__Source data__

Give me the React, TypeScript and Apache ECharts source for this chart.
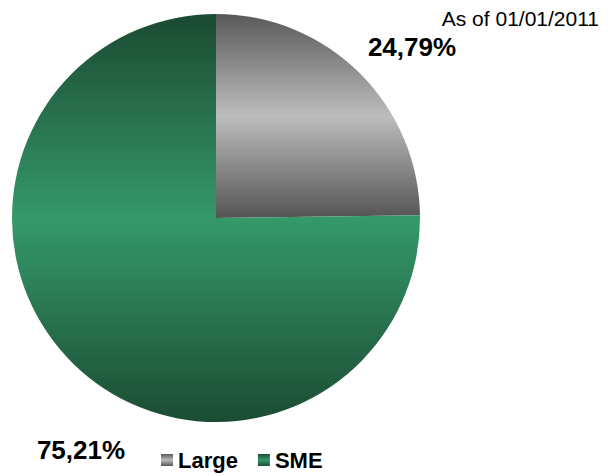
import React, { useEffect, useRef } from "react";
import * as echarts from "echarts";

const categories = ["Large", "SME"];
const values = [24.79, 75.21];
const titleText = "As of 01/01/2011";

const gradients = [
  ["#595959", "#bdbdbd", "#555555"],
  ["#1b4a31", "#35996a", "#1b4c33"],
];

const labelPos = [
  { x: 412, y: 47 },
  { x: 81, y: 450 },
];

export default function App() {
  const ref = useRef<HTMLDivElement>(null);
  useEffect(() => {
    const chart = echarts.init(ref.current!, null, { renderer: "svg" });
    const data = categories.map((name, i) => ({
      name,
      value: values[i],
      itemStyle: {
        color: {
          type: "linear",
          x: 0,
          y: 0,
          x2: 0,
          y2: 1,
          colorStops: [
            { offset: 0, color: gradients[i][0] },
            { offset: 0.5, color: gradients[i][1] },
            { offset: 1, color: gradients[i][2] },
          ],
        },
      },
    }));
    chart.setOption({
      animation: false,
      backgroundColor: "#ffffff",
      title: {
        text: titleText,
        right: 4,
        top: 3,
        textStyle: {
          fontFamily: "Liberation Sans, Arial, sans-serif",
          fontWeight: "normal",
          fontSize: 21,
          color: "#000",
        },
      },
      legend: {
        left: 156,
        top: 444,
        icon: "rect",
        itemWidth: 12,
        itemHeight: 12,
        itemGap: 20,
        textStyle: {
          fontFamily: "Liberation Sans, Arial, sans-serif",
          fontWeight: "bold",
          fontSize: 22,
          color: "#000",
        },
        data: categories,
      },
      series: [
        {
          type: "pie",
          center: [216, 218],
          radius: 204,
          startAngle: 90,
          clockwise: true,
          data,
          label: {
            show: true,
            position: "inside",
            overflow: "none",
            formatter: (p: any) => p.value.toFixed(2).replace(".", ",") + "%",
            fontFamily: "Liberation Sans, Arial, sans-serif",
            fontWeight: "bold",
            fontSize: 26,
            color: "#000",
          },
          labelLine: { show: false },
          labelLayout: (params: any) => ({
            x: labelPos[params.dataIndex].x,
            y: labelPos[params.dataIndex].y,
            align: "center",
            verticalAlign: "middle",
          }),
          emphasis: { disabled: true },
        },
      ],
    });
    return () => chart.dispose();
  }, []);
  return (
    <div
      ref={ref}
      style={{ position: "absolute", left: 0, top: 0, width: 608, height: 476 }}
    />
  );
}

__What is asked__
Scan the data above; copy every line where "React" appears.

__Result for this exercise__
Give me the React, TypeScript and Apache ECharts source for this chart.
import React, { useEffect, useRef } from "react";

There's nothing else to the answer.